Back to form: Diamond Dave and Van Halen revive band's classic energy
Last night's Van Halen concert at Mellon Arena featured the band's reunion with singer David Lee Roth after more than a 20-year absence. From the very first notes of "You Really Got Me," Roth embraced the spotlight at every opportunity.
He preened, he mugged for the cameras, a free electron in a physics experiment gone wild, the madcap conductor seemed to be so gosh-darn happy to be back with his former mates.
And well he should, because the Van Halen family understands that rock 'n' roll without substance is just so much flash. Last night's gig belonged to Eddie, Alex and, to a lesser-but-nonetheless-surprising degree, Wolfgang, Eddie's son, now the bassist.
Start with Eddie, looking trim, fit and well. He's the spark, the flame from which all things Van Halen begin, and he was more or less superb throughout, be it slashing the menacing chords of "Runnin' with the Devil" or picking his way through the more lyrical passages of "Dance the Night Away" or "Pretty Woman," not to mention his commanding performances on "Panama" and "Ain't Talkin' 'Bout Love."
Next, Alex Van Halen, whose remarkably entertaining mid-show drum solo (these things tending to be tepid and cliched) launched the show's most impressive run: "Unchained," "I'll Wait," "And the Cradle Will Rock" and "Hot For Teacher." His playing throughout was fluid and subtle, providing a solid bedrock for Eddie's excursions.

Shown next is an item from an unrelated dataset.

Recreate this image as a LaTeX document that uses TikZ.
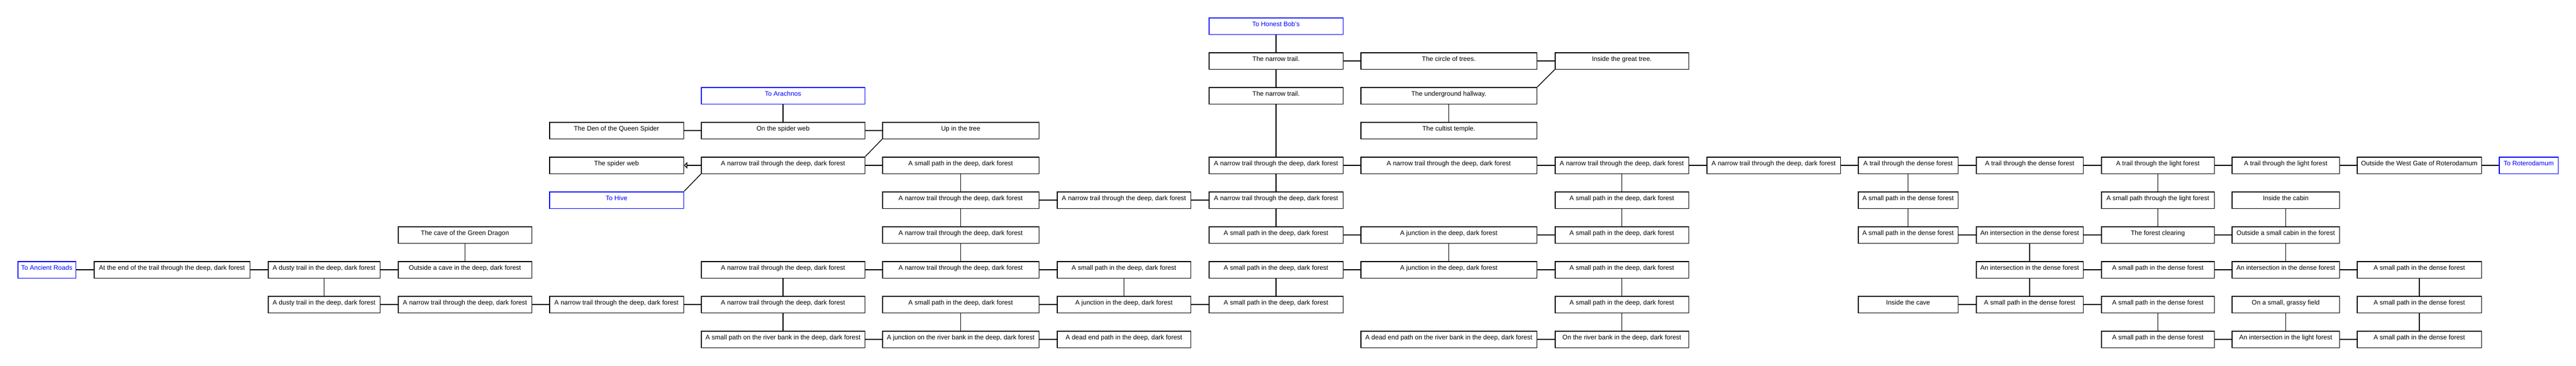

Finally, Wolfgang Van Halen, now 17; the best part about his work is that Michael Anthony's bass was hardly, if at all, missed. The kid is solid, and like his Uncle Alex, knows his role. Judging by his constant smile, he also seems to realize he's one of the luckiest teens on the planet.

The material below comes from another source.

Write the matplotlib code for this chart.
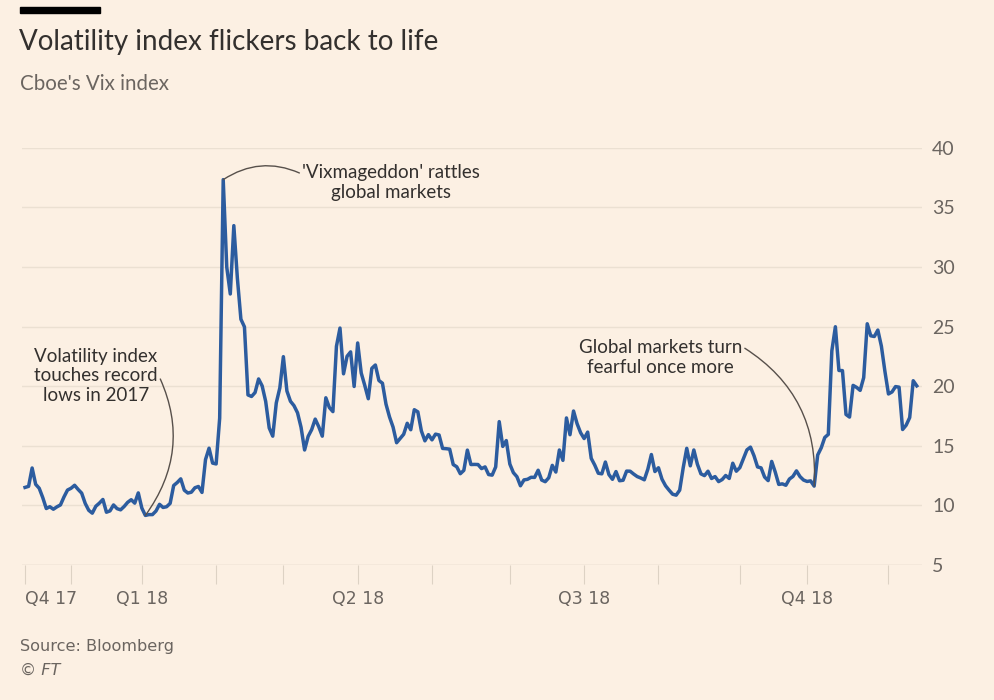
import numpy as np
import pandas as pd
import matplotlib
matplotlib.use("Agg")
import matplotlib.pyplot as plt

# Cboe Vix index, daily closes (13 Nov 2017 - 13 Nov 2018)
holidays = ["2017-11-23", "2017-12-25", "2018-01-01", "2018-01-15", "2018-02-19",
            "2018-03-30", "2018-05-28", "2018-07-04", "2018-09-03"]
vix = [
    # Nov 17
    11.50, 11.59, 13.13, 11.76, 11.43, 10.65, 9.73, 9.88, 9.67, 9.87, 10.03, 10.70, 11.28,
    # Dec 17
    11.43, 11.68, 11.33, 11.02, 10.16, 9.58, 9.34, 9.92, 10.18, 10.49, 9.42, 9.53, 10.03,
    9.72, 9.62, 9.90, 10.25, 10.47, 10.18, 11.04,
    # Jan 18
    9.77, 9.15, 9.22, 9.22, 9.52, 10.08, 9.82, 9.88, 10.16, 11.66, 11.91, 12.22, 11.27,
    11.03, 11.10, 11.47, 11.58, 11.08, 13.84, 14.79, 13.54,
    # Feb 18
    13.47, 17.31, 37.32, 29.98, 27.73, 33.46, 29.06, 25.61, 24.97, 19.26, 19.13, 19.46,
    20.60, 20.02, 18.72, 16.49, 15.80, 18.59, 19.85,
    # Mar 18
    22.47, 19.59, 18.73, 18.36, 17.76, 16.54, 14.64, 15.78, 16.35, 17.23, 16.59, 15.80,
    19.02, 18.20, 17.86, 23.34, 24.87, 21.03, 22.50, 22.87, 19.97,
    # Apr 18
    23.62, 21.10, 20.06, 18.94, 21.49, 21.77, 20.47, 20.24, 18.49, 17.41, 16.56, 15.25,
    15.60, 15.96, 16.88, 16.34, 18.02, 17.84, 16.24, 15.41, 15.93,
    # May 18
    15.49, 15.97, 15.90, 14.77, 14.75, 14.71, 13.42, 13.23, 12.65, 12.93, 14.63, 13.42,
    13.43, 13.42, 13.08, 13.22, 12.58, 12.53, 13.22, 17.02, 14.94, 15.43,
    # Jun 18
    13.46, 12.74, 12.40, 11.64, 12.13, 12.18, 12.35, 12.34, 12.94, 12.12, 11.98, 12.31,
    13.35, 12.79, 14.64, 13.77, 17.33, 15.92, 17.91, 16.85, 16.09,
    # Jul 18
    15.60, 16.14, 13.94, 13.37, 12.69, 12.64, 13.63, 12.58, 12.18, 12.83, 12.06, 12.10,
    12.87, 12.86, 12.62, 12.41, 12.29, 12.14, 13.03, 14.26, 12.83,
    # Aug 18
    13.15, 12.19, 11.64, 11.27, 10.93, 10.85, 11.27, 13.16, 14.78, 13.31, 14.64, 13.45,
    12.64, 12.49, 12.86, 12.25, 12.41, 11.99, 12.16, 12.50, 12.25, 13.53, 12.86,
    # Sep 18
    13.16, 13.91, 14.65, 14.88, 14.16, 13.22, 13.14, 12.37, 12.07, 13.68, 12.79, 11.75,
    11.80, 11.68, 12.20, 12.42, 12.89, 12.41, 12.12,
    # Oct 18
    12.00, 12.05, 11.61, 14.22, 14.82, 15.69, 15.95, 22.96, 24.98, 21.31, 21.30, 17.62,
    17.40, 20.06, 19.89, 19.64, 20.71, 25.23, 24.22, 24.16, 24.70, 23.35, 21.23,
    # Nov 18
    19.34, 19.51, 19.96, 19.91, 16.36, 16.72, 17.36, 20.45, 20.02,
]
dates = pd.bdate_range("2017-11-13", "2018-11-13", freq="C", holidays=holidays)
s = pd.Series(vix, index=dates)

y_ticks = [5, 10, 15, 20, 25, 30, 35, 40]
q_labels = {"2018-01": "Q1 18", "2018-04": "Q2 18", "2018-07": "Q3 18", "2018-10": "Q4 18"}

BG = "#fcf0e3"
LINE = "#2c5c9f"
DARK = "#33302e"
GREY = "#6b6560"
GRID = "#ebe0d2"

# chart is spaced by trading day
pos = np.arange(len(s))

fig = plt.figure(figsize=(9.94, 7.0), dpi=100, facecolor=BG)
ax = fig.add_axes([0.022, 0.193, 0.906, 0.596], facecolor=BG)

ax.plot(pos, s.values, color=LINE, lw=2.5, solid_joinstyle="round", zorder=3)

ax.set_xlim(-0.9, len(s) + 0.6)
ax.set_ylim(5, 40)

# y axis on the right, gridlines only
ax.yaxis.tick_right()
ax.set_yticks(y_ticks)
ax.set_yticklabels([str(v) for v in y_ticks])
ax.tick_params(axis="y", length=0, pad=7, labelsize=14, labelcolor=GREY)
for lab in ax.get_yticklabels():
    lab.set_fontfamily("Lato")
ax.grid(axis="y", color=GRID, lw=1.0, zorder=0)
for sp in ax.spines.values():
    sp.set_visible(False)

# ticks at the first trading day of every month
months = s.index.to_period("M")
first = [0] + [i for i in range(1, len(s)) if months[i] != months[i - 1]]
labels = ["Q4 17"] + [q_labels.get(str(months[i]), "") for i in first[1:]]
ax.set_xticks(first)
ax.set_xticklabels(labels)
ax.tick_params(axis="x", length=14, width=0.8, color="#ddd2c4", pad=4,
               labelsize=12.5, labelcolor=GREY)
for lab in ax.get_xticklabels():
    lab.set_fontfamily("Liberation Sans Narrow")
ax.get_xticklabels()[0].set_horizontalalignment("left")
ax.axhline(5, color="#e3d8ca", lw=1.0, zorder=1)

# annotations
note_kw = dict(textcoords="axes fraction", ha="center", va="center",
               fontsize=13.5, color=DARK, family="Lato")
arrow_kw = dict(arrowstyle="-", color="#57504b", lw=1.0, shrinkA=0, shrinkB=0)

peak = int(np.argmax(s.values))
ax.annotate("'Vixmageddon' rattles\nglobal markets", xy=(peak, s.iloc[peak]),
            xytext=(0.41, 0.917),
            arrowprops=dict(connectionstyle="arc3,rad=0.28", relpos=(0.0, 0.72), **arrow_kw),
            **note_kw)

jan = np.flatnonzero(months == pd.Period("2018-01", "M"))
low = jan[np.argmin(s.values[jan])]
ax.annotate("Volatility index\ntouches record\nlows in 2017", xy=(low, s.iloc[low]),
            xytext=(0.082, 0.453),
            arrowprops=dict(connectionstyle="arc3,rad=-0.3", relpos=(1.0, 0.55), **arrow_kw),
            **note_kw)

octo = np.flatnonzero(months == pd.Period("2018-10", "M"))[:5]
trough = octo[np.argmin(s.values[octo])]
ax.annotate("Global markets turn\nfearful once more", xy=(trough, s.iloc[trough]),
            xytext=(0.709, 0.497),
            arrowprops=dict(connectionstyle="arc3,rad=-0.3", relpos=(1.0, 0.8), **arrow_kw),
            **note_kw)

# header and footer
fig.patches.append(plt.Rectangle((20 / 994, 1 - 13 / 700), 80 / 994, 6 / 700,
                                 transform=fig.transFigure, color="black", zorder=5))
fig.text(19 / 994, 1 - 42 / 700, "Volatility index flickers back to life",
         fontsize=20, color=DARK, family="Lato", va="center")
fig.text(20 / 994, 1 - 84 / 700, "Cboe's Vix index",
         fontsize=14.8, color=GREY, family="Lato", va="center")
fig.text(20 / 994, 1 - 647 / 700, "Source: Bloomberg",
         fontsize=11.6, color=GREY, family="Liberation Sans Narrow", va="center")
fig.text(20 / 994, 1 - 670 / 700, "© FT", fontsize=11.6, color=GREY,
         family="Liberation Sans Narrow", style="italic", va="center")

fig.savefig("out.png", dpi=100, facecolor=BG)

Which leaves Diamond Dave, who, at times, was spot-on, notably on "Ice Cream Man," and at times woefully off key, especially in "Little Dreamer" and the encore, "Jump." Roth has lost a step vocally, but his enthusiasm -- his smile also seemed to be plastered in place -- mitigated his shortcomings.
Roth's performance did highlight one important element: You might get away with replacing lead singers, as the Van Halens have done in the past. But there's no substitute for the brothers themselves.